* _The records_
· · ·

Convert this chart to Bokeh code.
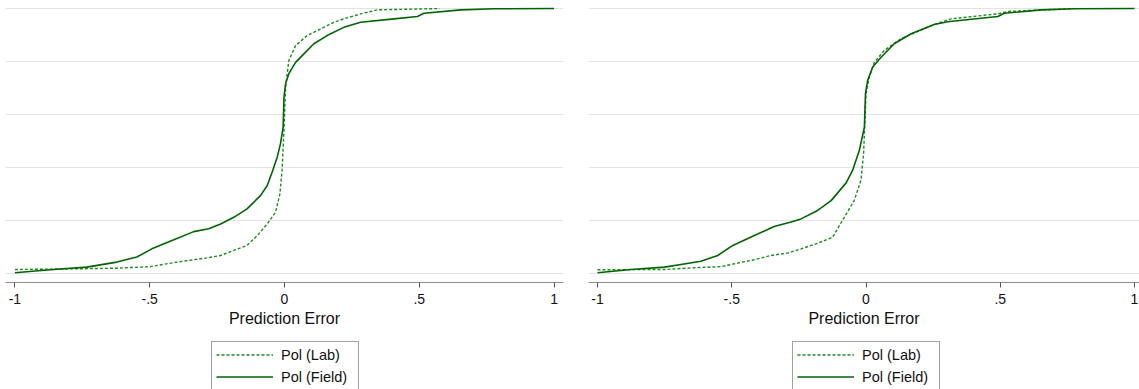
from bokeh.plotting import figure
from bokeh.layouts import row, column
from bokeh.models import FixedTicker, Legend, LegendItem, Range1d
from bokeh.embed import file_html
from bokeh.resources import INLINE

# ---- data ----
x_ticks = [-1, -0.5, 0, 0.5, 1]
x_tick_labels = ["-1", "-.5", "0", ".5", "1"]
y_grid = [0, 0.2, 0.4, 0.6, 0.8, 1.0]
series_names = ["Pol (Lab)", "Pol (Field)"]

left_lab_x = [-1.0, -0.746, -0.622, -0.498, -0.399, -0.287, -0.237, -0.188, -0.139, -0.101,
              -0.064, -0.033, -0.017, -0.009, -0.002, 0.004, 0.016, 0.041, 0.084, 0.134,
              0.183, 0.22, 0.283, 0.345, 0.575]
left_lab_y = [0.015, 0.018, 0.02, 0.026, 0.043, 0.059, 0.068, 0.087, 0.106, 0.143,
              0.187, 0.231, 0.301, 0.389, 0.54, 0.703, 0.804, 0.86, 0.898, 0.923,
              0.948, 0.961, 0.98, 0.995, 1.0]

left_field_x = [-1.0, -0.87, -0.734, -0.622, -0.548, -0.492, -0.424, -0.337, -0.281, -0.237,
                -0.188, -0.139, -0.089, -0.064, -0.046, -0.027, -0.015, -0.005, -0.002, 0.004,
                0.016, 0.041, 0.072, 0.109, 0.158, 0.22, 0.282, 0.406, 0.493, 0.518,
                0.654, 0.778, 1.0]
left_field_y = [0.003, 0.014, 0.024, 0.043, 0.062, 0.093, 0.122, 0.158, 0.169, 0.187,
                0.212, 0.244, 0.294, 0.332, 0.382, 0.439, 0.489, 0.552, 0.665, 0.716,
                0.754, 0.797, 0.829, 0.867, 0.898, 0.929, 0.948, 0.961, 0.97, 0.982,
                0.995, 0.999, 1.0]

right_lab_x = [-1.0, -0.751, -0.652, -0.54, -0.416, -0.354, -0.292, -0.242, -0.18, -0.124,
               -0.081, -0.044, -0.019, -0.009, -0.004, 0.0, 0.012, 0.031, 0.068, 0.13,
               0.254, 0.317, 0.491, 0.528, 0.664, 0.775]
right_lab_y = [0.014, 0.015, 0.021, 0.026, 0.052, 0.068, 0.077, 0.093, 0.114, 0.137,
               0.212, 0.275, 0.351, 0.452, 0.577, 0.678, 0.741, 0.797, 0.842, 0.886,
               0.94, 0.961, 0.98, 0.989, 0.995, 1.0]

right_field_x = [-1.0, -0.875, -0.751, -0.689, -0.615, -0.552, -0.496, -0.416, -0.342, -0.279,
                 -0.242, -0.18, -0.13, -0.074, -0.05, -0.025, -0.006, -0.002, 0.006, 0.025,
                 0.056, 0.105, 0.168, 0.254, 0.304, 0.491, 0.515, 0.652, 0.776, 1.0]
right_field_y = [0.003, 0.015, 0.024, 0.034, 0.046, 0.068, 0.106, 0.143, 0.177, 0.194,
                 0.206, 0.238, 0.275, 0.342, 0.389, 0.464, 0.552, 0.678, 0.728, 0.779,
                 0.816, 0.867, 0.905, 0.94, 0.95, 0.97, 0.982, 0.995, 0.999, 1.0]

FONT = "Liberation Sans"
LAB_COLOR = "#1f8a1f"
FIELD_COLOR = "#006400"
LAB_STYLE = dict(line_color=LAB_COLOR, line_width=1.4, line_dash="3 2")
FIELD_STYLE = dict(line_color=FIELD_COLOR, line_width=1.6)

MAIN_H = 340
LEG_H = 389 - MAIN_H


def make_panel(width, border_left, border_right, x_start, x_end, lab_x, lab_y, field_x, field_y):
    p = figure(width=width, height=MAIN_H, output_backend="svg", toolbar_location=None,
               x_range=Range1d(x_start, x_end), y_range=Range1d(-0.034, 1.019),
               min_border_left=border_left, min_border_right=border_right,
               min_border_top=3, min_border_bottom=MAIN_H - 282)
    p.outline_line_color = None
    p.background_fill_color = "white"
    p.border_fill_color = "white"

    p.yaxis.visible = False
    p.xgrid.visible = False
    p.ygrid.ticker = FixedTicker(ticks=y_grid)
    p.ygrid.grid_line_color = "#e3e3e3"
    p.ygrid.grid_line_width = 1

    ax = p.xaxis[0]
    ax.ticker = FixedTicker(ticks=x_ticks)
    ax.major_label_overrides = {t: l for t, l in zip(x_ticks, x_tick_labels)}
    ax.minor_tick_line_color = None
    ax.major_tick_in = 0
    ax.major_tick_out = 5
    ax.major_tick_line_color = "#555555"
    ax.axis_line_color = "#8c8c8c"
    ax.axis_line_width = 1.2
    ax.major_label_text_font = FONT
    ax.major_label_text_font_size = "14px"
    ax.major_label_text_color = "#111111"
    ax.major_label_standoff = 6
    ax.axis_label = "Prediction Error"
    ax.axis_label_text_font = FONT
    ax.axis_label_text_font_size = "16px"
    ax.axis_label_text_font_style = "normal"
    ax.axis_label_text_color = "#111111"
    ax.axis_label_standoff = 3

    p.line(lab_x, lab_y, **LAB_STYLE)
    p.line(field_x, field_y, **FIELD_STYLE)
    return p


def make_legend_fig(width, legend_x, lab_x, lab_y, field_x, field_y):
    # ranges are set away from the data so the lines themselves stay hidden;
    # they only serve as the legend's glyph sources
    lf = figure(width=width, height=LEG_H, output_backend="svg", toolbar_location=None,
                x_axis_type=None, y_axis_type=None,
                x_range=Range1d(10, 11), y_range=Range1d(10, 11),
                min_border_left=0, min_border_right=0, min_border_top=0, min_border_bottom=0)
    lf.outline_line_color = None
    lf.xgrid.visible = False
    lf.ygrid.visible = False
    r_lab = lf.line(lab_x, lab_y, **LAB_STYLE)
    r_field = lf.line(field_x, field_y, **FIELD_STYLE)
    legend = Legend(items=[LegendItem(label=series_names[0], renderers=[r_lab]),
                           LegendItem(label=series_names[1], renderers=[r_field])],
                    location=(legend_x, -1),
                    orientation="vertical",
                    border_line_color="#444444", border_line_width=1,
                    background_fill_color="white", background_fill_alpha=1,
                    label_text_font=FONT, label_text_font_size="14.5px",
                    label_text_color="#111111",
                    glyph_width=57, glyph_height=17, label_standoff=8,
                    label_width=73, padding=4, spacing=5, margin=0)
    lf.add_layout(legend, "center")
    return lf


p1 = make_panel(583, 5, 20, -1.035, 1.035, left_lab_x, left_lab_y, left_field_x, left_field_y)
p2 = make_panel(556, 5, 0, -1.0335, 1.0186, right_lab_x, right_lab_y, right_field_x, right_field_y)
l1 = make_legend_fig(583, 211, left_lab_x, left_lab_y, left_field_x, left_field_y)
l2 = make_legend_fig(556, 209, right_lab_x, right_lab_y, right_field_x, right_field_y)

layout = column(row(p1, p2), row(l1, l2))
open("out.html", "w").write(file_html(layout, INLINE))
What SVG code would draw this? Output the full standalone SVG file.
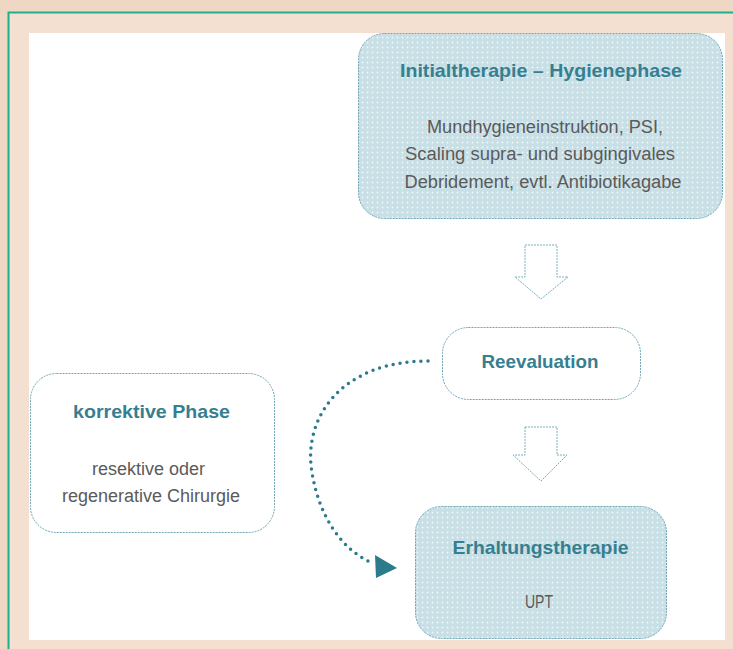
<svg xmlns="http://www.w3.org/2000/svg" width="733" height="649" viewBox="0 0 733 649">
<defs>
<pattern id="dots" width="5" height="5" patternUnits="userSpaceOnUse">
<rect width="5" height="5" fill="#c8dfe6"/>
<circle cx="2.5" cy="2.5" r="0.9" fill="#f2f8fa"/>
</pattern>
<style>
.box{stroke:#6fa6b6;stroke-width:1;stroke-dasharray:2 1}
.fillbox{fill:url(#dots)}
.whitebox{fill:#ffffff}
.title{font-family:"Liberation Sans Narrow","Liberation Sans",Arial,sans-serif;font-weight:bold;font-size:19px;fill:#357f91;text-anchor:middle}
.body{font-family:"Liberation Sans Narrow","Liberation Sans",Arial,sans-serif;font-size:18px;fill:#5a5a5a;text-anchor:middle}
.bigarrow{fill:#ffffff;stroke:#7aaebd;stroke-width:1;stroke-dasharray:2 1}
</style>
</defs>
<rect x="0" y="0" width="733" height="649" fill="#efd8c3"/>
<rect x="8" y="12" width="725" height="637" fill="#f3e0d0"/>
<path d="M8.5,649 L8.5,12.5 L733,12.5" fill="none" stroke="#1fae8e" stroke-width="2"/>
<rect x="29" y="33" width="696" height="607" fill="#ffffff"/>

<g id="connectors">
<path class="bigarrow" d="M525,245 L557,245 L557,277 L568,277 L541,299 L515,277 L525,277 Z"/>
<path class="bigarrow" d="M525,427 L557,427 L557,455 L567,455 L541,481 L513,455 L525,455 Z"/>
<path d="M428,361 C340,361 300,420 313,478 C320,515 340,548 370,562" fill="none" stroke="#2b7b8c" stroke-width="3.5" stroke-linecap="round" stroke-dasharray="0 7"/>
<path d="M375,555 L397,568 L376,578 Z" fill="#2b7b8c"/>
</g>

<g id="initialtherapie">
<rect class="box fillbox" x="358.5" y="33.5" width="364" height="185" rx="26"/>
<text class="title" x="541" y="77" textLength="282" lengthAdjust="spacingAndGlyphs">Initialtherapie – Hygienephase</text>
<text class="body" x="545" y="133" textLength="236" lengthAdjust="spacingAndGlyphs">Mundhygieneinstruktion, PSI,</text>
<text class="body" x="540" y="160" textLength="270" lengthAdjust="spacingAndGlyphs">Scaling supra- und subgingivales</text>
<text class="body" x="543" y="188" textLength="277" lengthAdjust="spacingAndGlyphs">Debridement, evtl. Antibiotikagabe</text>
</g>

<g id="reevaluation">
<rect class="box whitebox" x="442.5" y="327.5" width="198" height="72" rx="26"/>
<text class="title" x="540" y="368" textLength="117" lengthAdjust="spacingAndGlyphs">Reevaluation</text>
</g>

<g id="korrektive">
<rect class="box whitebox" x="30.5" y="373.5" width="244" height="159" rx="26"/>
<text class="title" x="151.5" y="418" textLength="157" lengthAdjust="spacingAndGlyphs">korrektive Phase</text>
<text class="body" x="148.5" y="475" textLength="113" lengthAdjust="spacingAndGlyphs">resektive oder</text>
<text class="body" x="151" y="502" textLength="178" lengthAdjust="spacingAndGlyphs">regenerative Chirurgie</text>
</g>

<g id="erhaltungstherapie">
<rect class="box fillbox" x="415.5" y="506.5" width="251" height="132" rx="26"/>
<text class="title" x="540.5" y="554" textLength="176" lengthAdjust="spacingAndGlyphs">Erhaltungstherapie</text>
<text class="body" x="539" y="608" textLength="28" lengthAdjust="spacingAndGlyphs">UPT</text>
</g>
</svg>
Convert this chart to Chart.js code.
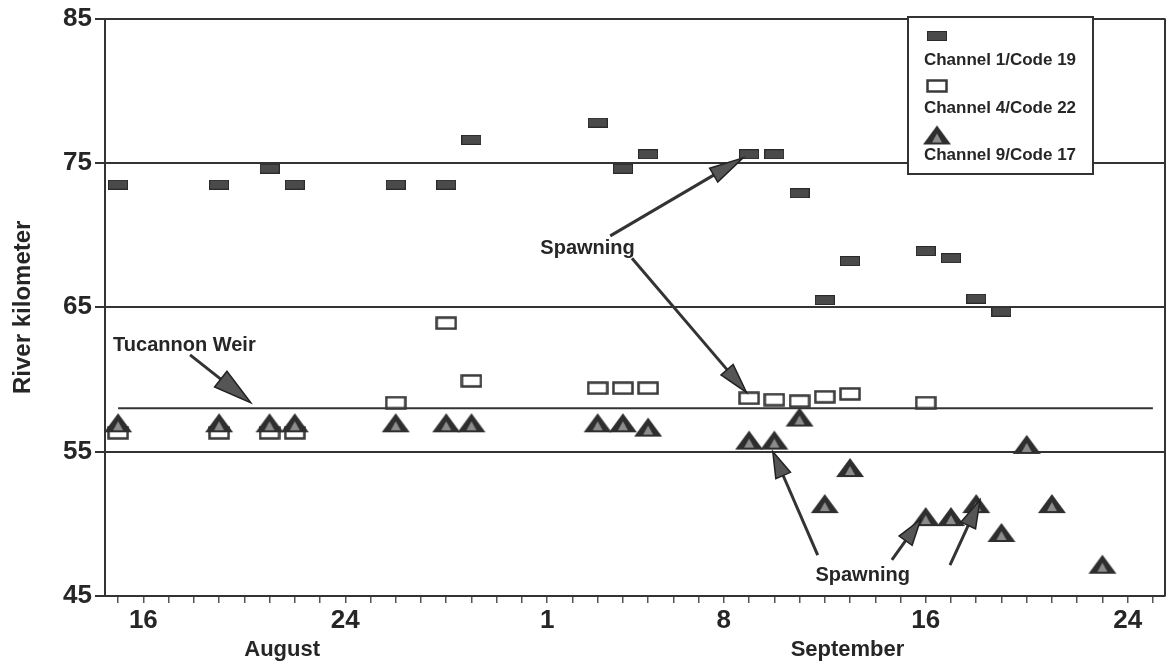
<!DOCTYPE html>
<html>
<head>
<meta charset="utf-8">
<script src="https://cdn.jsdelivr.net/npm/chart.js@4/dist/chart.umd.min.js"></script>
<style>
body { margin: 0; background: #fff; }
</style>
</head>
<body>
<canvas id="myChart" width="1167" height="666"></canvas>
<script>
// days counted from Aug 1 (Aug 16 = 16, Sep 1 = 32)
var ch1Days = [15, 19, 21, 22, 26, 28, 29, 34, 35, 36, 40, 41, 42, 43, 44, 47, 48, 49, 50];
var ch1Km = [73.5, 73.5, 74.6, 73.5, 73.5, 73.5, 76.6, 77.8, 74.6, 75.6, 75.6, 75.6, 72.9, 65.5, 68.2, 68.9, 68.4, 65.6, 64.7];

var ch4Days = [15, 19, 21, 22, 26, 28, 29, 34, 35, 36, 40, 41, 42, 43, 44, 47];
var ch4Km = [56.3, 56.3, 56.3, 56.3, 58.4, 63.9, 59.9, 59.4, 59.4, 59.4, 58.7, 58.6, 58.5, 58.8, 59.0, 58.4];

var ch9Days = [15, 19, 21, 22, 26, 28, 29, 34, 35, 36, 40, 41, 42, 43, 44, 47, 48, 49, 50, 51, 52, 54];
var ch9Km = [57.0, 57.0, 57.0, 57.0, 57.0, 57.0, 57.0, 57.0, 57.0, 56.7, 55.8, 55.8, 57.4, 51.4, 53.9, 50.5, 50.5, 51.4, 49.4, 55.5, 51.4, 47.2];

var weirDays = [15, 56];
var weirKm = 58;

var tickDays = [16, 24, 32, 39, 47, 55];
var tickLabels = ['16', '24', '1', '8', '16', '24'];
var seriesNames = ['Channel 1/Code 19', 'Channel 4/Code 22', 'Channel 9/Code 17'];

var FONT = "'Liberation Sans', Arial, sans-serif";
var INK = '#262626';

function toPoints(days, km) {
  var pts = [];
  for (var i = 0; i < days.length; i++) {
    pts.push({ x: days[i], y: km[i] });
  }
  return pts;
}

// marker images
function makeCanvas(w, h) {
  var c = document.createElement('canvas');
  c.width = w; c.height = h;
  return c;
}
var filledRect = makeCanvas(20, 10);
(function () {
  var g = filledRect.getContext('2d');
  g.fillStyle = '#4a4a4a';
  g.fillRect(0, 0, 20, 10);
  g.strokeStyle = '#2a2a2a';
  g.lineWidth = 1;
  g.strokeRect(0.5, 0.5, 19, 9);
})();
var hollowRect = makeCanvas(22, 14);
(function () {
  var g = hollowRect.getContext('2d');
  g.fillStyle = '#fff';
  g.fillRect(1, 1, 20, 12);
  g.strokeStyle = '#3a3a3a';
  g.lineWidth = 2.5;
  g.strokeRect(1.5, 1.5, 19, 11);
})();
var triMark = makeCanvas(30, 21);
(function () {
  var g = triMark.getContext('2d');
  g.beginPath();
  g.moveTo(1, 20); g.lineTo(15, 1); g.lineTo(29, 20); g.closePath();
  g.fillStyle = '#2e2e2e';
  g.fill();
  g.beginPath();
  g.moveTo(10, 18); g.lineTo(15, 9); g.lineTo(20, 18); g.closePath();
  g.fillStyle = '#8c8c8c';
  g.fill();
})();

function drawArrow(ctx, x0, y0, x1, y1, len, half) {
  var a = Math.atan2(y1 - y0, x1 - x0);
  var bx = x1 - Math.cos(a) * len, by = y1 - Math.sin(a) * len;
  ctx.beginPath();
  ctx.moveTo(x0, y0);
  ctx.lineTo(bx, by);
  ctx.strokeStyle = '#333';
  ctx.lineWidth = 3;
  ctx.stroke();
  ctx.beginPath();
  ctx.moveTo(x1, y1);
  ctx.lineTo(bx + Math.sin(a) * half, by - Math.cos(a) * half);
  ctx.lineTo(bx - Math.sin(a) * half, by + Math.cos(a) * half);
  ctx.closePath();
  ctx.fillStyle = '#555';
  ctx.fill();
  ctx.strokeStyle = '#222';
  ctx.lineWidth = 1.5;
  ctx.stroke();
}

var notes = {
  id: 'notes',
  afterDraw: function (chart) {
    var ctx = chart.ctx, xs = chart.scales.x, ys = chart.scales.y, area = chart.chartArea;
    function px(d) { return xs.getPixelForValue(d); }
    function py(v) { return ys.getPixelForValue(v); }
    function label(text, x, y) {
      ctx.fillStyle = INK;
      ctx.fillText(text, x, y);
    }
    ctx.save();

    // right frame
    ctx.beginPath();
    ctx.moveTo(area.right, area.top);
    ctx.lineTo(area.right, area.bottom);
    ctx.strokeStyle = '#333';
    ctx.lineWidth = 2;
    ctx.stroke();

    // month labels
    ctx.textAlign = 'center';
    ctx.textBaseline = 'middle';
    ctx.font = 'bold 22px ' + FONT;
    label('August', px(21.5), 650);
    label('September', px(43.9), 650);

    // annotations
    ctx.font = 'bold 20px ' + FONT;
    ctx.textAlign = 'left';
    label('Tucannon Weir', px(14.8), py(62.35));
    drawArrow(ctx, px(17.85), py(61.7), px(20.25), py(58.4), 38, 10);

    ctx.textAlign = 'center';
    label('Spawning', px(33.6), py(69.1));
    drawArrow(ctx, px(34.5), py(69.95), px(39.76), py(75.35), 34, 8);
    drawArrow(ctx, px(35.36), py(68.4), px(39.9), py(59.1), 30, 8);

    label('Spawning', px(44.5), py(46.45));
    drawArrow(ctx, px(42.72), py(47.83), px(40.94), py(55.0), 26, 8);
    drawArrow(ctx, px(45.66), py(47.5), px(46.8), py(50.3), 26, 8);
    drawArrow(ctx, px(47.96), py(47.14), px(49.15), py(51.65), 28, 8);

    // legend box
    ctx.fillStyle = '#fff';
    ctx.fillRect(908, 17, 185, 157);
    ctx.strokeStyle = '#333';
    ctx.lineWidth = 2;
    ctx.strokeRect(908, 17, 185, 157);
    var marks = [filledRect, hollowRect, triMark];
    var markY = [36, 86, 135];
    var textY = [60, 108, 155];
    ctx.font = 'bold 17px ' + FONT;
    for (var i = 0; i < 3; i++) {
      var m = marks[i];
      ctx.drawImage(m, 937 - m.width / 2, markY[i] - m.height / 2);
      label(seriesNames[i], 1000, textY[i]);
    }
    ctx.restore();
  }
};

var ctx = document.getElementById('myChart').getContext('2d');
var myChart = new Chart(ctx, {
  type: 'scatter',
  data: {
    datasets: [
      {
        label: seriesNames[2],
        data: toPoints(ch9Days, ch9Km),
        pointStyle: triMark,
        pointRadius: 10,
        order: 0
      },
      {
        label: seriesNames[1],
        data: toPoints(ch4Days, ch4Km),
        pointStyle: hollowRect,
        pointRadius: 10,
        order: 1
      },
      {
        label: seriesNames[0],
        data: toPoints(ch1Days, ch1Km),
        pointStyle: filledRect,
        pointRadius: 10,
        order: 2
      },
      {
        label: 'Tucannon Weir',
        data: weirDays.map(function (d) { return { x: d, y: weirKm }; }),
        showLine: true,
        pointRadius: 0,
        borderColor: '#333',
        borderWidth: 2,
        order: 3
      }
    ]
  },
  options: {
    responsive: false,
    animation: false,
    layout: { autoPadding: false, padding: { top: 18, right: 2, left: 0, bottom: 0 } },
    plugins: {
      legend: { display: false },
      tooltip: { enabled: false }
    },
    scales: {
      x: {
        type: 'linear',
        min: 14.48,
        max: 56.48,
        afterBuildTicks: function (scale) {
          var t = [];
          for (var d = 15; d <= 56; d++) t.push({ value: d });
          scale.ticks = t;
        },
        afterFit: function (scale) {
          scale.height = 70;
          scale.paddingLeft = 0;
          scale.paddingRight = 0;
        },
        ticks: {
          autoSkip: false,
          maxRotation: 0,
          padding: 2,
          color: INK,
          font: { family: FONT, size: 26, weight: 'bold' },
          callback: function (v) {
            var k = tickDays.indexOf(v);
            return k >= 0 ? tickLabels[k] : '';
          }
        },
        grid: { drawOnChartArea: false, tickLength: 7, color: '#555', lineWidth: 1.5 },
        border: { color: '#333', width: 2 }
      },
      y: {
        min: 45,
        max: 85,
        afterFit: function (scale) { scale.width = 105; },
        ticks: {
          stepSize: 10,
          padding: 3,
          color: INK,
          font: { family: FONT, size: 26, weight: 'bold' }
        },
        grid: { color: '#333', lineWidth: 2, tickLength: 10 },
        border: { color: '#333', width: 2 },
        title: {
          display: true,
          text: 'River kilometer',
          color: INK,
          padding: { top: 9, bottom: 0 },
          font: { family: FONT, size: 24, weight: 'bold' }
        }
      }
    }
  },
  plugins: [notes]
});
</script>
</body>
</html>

· · ·

* _Requirement_
Out of the records above, set down only the lines from the one that contains "Convert this chart to Chart.js code." through the one that contains "var INK = '#262626';", unchanged and without the pictures.

* _Complete response_
Convert this chart to Chart.js code.
<!DOCTYPE html>
<html>
<head>
<meta charset="utf-8">
<script src="https://cdn.jsdelivr.net/npm/chart.js@4/dist/chart.umd.min.js"></script>
<style>
body { margin: 0; background: #fff; }
</style>
</head>
<body>
<canvas id="myChart" width="1167" height="666"></canvas>
<script>
// days counted from Aug 1 (Aug 16 = 16, Sep 1 = 32)
var ch1Days = [15, 19, 21, 22, 26, 28, 29, 34, 35, 36, 40, 41, 42, 43, 44, 47, 48, 49, 50];
var ch1Km = [73.5, 73.5, 74.6, 73.5, 73.5, 73.5, 76.6, 77.8, 74.6, 75.6, 75.6, 75.6, 72.9, 65.5, 68.2, 68.9, 68.4, 65.6, 64.7];

var ch4Days = [15, 19, 21, 22, 26, 28, 29, 34, 35, 36, 40, 41, 42, 43, 44, 47];
var ch4Km = [56.3, 56.3, 56.3, 56.3, 58.4, 63.9, 59.9, 59.4, 59.4, 59.4, 58.7, 58.6, 58.5, 58.8, 59.0, 58.4];

var ch9Days = [15, 19, 21, 22, 26, 28, 29, 34, 35, 36, 40, 41, 42, 43, 44, 47, 48, 49, 50, 51, 52, 54];
var ch9Km = [57.0, 57.0, 57.0, 57.0, 57.0, 57.0, 57.0, 57.0, 57.0, 56.7, 55.8, 55.8, 57.4, 51.4, 53.9, 50.5, 50.5, 51.4, 49.4, 55.5, 51.4, 47.2];

var weirDays = [15, 56];
var weirKm = 58;

var tickDays = [16, 24, 32, 39, 47, 55];
var tickLabels = ['16', '24', '1', '8', '16', '24'];
var seriesNames = ['Channel 1/Code 19', 'Channel 4/Code 22', 'Channel 9/Code 17'];

var FONT = "'Liberation Sans', Arial, sans-serif";
var INK = '#262626';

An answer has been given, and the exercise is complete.